→ **Written request**
Your copy of the material must match it exactly, except that pictures are dropped.

→ **Dataset extract**
+ + + + +

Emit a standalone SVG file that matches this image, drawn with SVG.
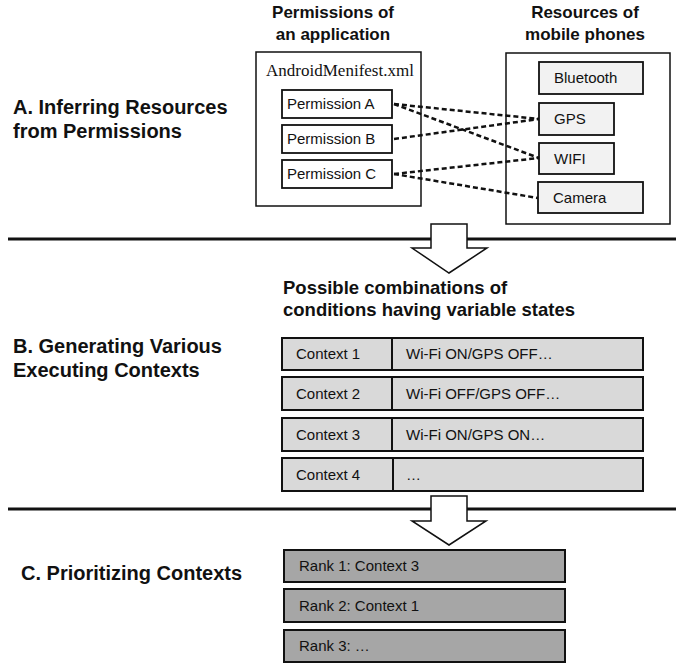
<svg xmlns="http://www.w3.org/2000/svg" width="684" height="665" viewBox="0 0 684 665">
<style>
text{font-family:"Liberation Sans",Arial,sans-serif;fill:#111}
.h{font-weight:bold;font-size:17px}
.sec{font-weight:bold;font-size:20px}
.t{font-size:15px}
.outer{fill:#fff;stroke:#111;stroke-width:1.5}
.perm{fill:#fff;stroke:#111;stroke-width:1.8}
.res{fill:#f2f2f2;stroke:#111;stroke-width:1.8}
.ctx{fill:#d9d9d9;stroke:#111;stroke-width:2}
.rank{fill:#a6a6a6;stroke:#111;stroke-width:2}
.dash{stroke:#111;stroke-width:2.5;stroke-dasharray:5 3;fill:none}
.sep{stroke:#111;stroke-width:3}
.arrow{fill:#fff;stroke:#111;stroke-width:1.5;stroke-linejoin:miter}
</style>

<g id="labels">
<text class="sec" x="13" y="114">A. Inferring Resources</text>
<text class="sec" x="13" y="138">from Permissions</text>
<text class="sec" x="13" y="353">B. Generating Various</text>
<text class="sec" x="13" y="377">Executing Contexts</text>
<text class="sec" x="21" y="580">C. Prioritizing Contexts</text>
<text class="h" x="333" y="18" text-anchor="middle">Permissions of</text>
<text class="h" x="333" y="40" text-anchor="middle">an application</text>
<text class="h" x="585" y="18" text-anchor="middle">Resources of</text>
<text class="h" x="585" y="40" text-anchor="middle">mobile phones</text>
<text style="font-weight:bold;font-size:18.5px" x="283" y="294">Possible combinations of</text>
<text style="font-weight:bold;font-size:18.5px" x="283" y="316">conditions having variable states</text>
</g>

<g id="separators">
<line class="sep" x1="8" y1="239" x2="676" y2="239"/>
<line class="sep" x1="8" y1="509" x2="676" y2="509"/>
<polygon class="arrow" points="431,224 467,224 467,248 487,248 449,273 412,248 431,248"/>
<polygon class="arrow" points="431,496 467,496 467,521 486,521 449,545 412,521 431,521"/>
</g>

<g id="manifest">
<rect class="outer" x="256" y="52" width="165" height="154"/>
<text x="340" y="76" text-anchor="middle" style="font-family:'Liberation Serif','Times New Roman',serif;font-size:17px">AndroidMenifest.xml</text>
</g>
<g id="permA"><rect class="perm" x="282" y="90" width="110" height="28"/><text class="t" x="287" y="109">Permission A</text></g>
<g id="permB"><rect class="perm" x="282" y="125" width="110" height="28"/><text class="t" x="287" y="144">Permission B</text></g>
<g id="permC"><rect class="perm" x="282" y="160" width="110" height="28"/><text class="t" x="287" y="179">Permission C</text></g>

<g id="resources"><rect class="outer" x="506" y="53" width="164" height="171"/></g>
<g id="bluetooth"><rect class="res" x="539" y="62" width="104" height="32"/><text class="t" x="554" y="83">Bluetooth</text></g>
<g id="gps"><rect class="res" x="539" y="103" width="75" height="32"/><text class="t" x="554" y="124">GPS</text></g>
<g id="wifi"><rect class="res" x="539" y="143" width="75" height="31"/><text class="t" x="554" y="164">WIFI</text></g>
<g id="camera"><rect class="res" x="538" y="182" width="105" height="31"/><text class="t" x="553" y="203">Camera</text></g>

<g id="connectors">
<line class="dash" x1="394" y1="104" x2="539" y2="119"/>
<line class="dash" x1="394" y1="104" x2="539" y2="158"/>
<line class="dash" x1="394" y1="139" x2="539" y2="119"/>
<line class="dash" x1="394" y1="174" x2="539" y2="158"/>
<line class="dash" x1="394" y1="174" x2="538" y2="198"/>
</g>

<g id="ctx1"><rect class="ctx" x="282" y="338" width="361" height="32"/><line stroke="#111" stroke-width="2" x1="392" y1="338" x2="392" y2="370"/><text class="t" x="296" y="359">Context 1</text><text class="t" x="406" y="359">Wi-Fi ON/GPS OFF…</text></g>
<g id="ctx2"><rect class="ctx" x="282" y="377" width="361" height="33"/><line stroke="#111" stroke-width="2" x1="392" y1="377" x2="392" y2="410"/><text class="t" x="296" y="399">Context 2</text><text class="t" x="406" y="399">Wi-Fi OFF/GPS OFF…</text></g>
<g id="ctx3"><rect class="ctx" x="282" y="418" width="361" height="33"/><line stroke="#111" stroke-width="2" x1="392" y1="418" x2="392" y2="451"/><text class="t" x="296" y="440">Context 3</text><text class="t" x="406" y="440">Wi-Fi ON/GPS ON…</text></g>
<g id="ctx4"><rect class="ctx" x="282" y="458" width="361" height="33"/><line stroke="#111" stroke-width="2" x1="393" y1="458" x2="393" y2="491"/><text class="t" x="296" y="480">Context 4</text><text class="t" x="406" y="480">…</text></g>

<g id="rank1"><rect class="rank" x="284" y="550" width="281" height="32"/><text class="t" x="299" y="571">Rank 1: Context 3</text></g>
<g id="rank2"><rect class="rank" x="284" y="589" width="281" height="33"/><text class="t" x="299" y="611">Rank 2: Context 1</text></g>
<g id="rank3"><rect class="rank" x="284" y="630" width="281" height="32"/><text class="t" x="299" y="651">Rank 3: …</text></g>
</svg>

+ + + + +

→ **Written response**
Emit a standalone SVG file that matches this image, drawn with SVG.
<svg xmlns="http://www.w3.org/2000/svg" width="684" height="665" viewBox="0 0 684 665">
<style>
text{font-family:"Liberation Sans",Arial,sans-serif;fill:#111}
.h{font-weight:bold;font-size:17px}
.sec{font-weight:bold;font-size:20px}
.t{font-size:15px}
.outer{fill:#fff;stroke:#111;stroke-width:1.5}
.perm{fill:#fff;stroke:#111;stroke-width:1.8}
.res{fill:#f2f2f2;stroke:#111;stroke-width:1.8}
.ctx{fill:#d9d9d9;stroke:#111;stroke-width:2}
.rank{fill:#a6a6a6;stroke:#111;stroke-width:2}
.dash{stroke:#111;stroke-width:2.5;stroke-dasharray:5 3;fill:none}
.sep{stroke:#111;stroke-width:3}
.arrow{fill:#fff;stroke:#111;stroke-width:1.5;stroke-linejoin:miter}
</style>

<g id="labels">
<text class="sec" x="13" y="114">A. Inferring Resources</text>
<text class="sec" x="13" y="138">from Permissions</text>
<text class="sec" x="13" y="353">B. Generating Various</text>
<text class="sec" x="13" y="377">Executing Contexts</text>
<text class="sec" x="21" y="580">C. Prioritizing Contexts</text>
<text class="h" x="333" y="18" text-anchor="middle">Permissions of</text>
<text class="h" x="333" y="40" text-anchor="middle">an application</text>
<text class="h" x="585" y="18" text-anchor="middle">Resources of</text>
<text class="h" x="585" y="40" text-anchor="middle">mobile phones</text>
<text style="font-weight:bold;font-size:18.5px" x="283" y="294">Possible combinations of</text>
<text style="font-weight:bold;font-size:18.5px" x="283" y="316">conditions having variable states</text>
</g>

<g id="separators">
<line class="sep" x1="8" y1="239" x2="676" y2="239"/>
<line class="sep" x1="8" y1="509" x2="676" y2="509"/>
<polygon class="arrow" points="431,224 467,224 467,248 487,248 449,273 412,248 431,248"/>
<polygon class="arrow" points="431,496 467,496 467,521 486,521 449,545 412,521 431,521"/>
</g>

<g id="manifest">
<rect class="outer" x="256" y="52" width="165" height="154"/>
<text x="340" y="76" text-anchor="middle" style="font-family:'Liberation Serif','Times New Roman',serif;font-size:17px">AndroidMenifest.xml</text>
</g>
<g id="permA"><rect class="perm" x="282" y="90" width="110" height="28"/><text class="t" x="287" y="109">Permission A</text></g>
<g id="permB"><rect class="perm" x="282" y="125" width="110" height="28"/><text class="t" x="287" y="144">Permission B</text></g>
<g id="permC"><rect class="perm" x="282" y="160" width="110" height="28"/><text class="t" x="287" y="179">Permission C</text></g>

<g id="resources"><rect class="outer" x="506" y="53" width="164" height="171"/></g>
<g id="bluetooth"><rect class="res" x="539" y="62" width="104" height="32"/><text class="t" x="554" y="83">Bluetooth</text></g>
<g id="gps"><rect class="res" x="539" y="103" width="75" height="32"/><text class="t" x="554" y="124">GPS</text></g>
<g id="wifi"><rect class="res" x="539" y="143" width="75" height="31"/><text class="t" x="554" y="164">WIFI</text></g>
<g id="camera"><rect class="res" x="538" y="182" width="105" height="31"/><text class="t" x="553" y="203">Camera</text></g>

<g id="connectors">
<line class="dash" x1="394" y1="104" x2="539" y2="119"/>
<line class="dash" x1="394" y1="104" x2="539" y2="158"/>
<line class="dash" x1="394" y1="139" x2="539" y2="119"/>
<line class="dash" x1="394" y1="174" x2="539" y2="158"/>
<line class="dash" x1="394" y1="174" x2="538" y2="198"/>
</g>

<g id="ctx1"><rect class="ctx" x="282" y="338" width="361" height="32"/><line stroke="#111" stroke-width="2" x1="392" y1="338" x2="392" y2="370"/><text class="t" x="296" y="359">Context 1</text><text class="t" x="406" y="359">Wi-Fi ON/GPS OFF…</text></g>
<g id="ctx2"><rect class="ctx" x="282" y="377" width="361" height="33"/><line stroke="#111" stroke-width="2" x1="392" y1="377" x2="392" y2="410"/><text class="t" x="296" y="399">Context 2</text><text class="t" x="406" y="399">Wi-Fi OFF/GPS OFF…</text></g>
<g id="ctx3"><rect class="ctx" x="282" y="418" width="361" height="33"/><line stroke="#111" stroke-width="2" x1="392" y1="418" x2="392" y2="451"/><text class="t" x="296" y="440">Context 3</text><text class="t" x="406" y="440">Wi-Fi ON/GPS ON…</text></g>
<g id="ctx4"><rect class="ctx" x="282" y="458" width="361" height="33"/><line stroke="#111" stroke-width="2" x1="393" y1="458" x2="393" y2="491"/><text class="t" x="296" y="480">Context 4</text><text class="t" x="406" y="480">…</text></g>

<g id="rank1"><rect class="rank" x="284" y="550" width="281" height="32"/><text class="t" x="299" y="571">Rank 1: Context 3</text></g>
<g id="rank2"><rect class="rank" x="284" y="589" width="281" height="33"/><text class="t" x="299" y="611">Rank 2: Context 1</text></g>
<g id="rank3"><rect class="rank" x="284" y="630" width="281" height="32"/><text class="t" x="299" y="651">Rank 3: …</text></g>
</svg>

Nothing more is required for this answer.